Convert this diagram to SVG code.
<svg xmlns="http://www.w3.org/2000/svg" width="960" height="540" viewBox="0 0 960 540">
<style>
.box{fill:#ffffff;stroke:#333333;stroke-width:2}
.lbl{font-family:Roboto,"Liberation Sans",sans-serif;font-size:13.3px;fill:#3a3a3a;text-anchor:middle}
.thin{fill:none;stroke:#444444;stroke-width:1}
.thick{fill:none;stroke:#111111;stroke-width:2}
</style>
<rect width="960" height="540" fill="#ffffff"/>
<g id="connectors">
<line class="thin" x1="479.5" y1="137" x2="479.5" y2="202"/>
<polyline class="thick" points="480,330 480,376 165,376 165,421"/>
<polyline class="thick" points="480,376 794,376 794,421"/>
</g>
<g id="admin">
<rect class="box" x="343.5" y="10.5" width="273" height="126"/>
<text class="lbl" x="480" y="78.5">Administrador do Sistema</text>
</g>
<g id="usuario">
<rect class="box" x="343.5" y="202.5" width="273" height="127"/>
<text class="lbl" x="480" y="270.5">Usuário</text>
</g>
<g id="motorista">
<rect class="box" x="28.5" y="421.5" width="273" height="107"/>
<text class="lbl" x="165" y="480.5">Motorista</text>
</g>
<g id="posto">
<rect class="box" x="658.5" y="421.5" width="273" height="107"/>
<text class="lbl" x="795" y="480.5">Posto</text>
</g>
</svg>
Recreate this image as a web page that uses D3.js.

▶ _REQUIRED TASK_
Nothing should be left out: return all of the records exactly.

▶ _EXERCISE RESPONSE_
Convert this diagram to SVG code.
<svg xmlns="http://www.w3.org/2000/svg" width="960" height="540" viewBox="0 0 960 540">
<style>
.box{fill:#ffffff;stroke:#333333;stroke-width:2}
.lbl{font-family:Roboto,"Liberation Sans",sans-serif;font-size:13.3px;fill:#3a3a3a;text-anchor:middle}
.thin{fill:none;stroke:#444444;stroke-width:1}
.thick{fill:none;stroke:#111111;stroke-width:2}
</style>
<rect width="960" height="540" fill="#ffffff"/>
<g id="connectors">
<line class="thin" x1="479.5" y1="137" x2="479.5" y2="202"/>
<polyline class="thick" points="480,330 480,376 165,376 165,421"/>
<polyline class="thick" points="480,376 794,376 794,421"/>
</g>
<g id="admin">
<rect class="box" x="343.5" y="10.5" width="273" height="126"/>
<text class="lbl" x="480" y="78.5">Administrador do Sistema</text>
</g>
<g id="usuario">
<rect class="box" x="343.5" y="202.5" width="273" height="127"/>
<text class="lbl" x="480" y="270.5">Usuário</text>
</g>
<g id="motorista">
<rect class="box" x="28.5" y="421.5" width="273" height="107"/>
<text class="lbl" x="165" y="480.5">Motorista</text>
</g>
<g id="posto">
<rect class="box" x="658.5" y="421.5" width="273" height="107"/>
<text class="lbl" x="795" y="480.5">Posto</text>
</g>
</svg>
Recreate this image as a web page that uses D3.js.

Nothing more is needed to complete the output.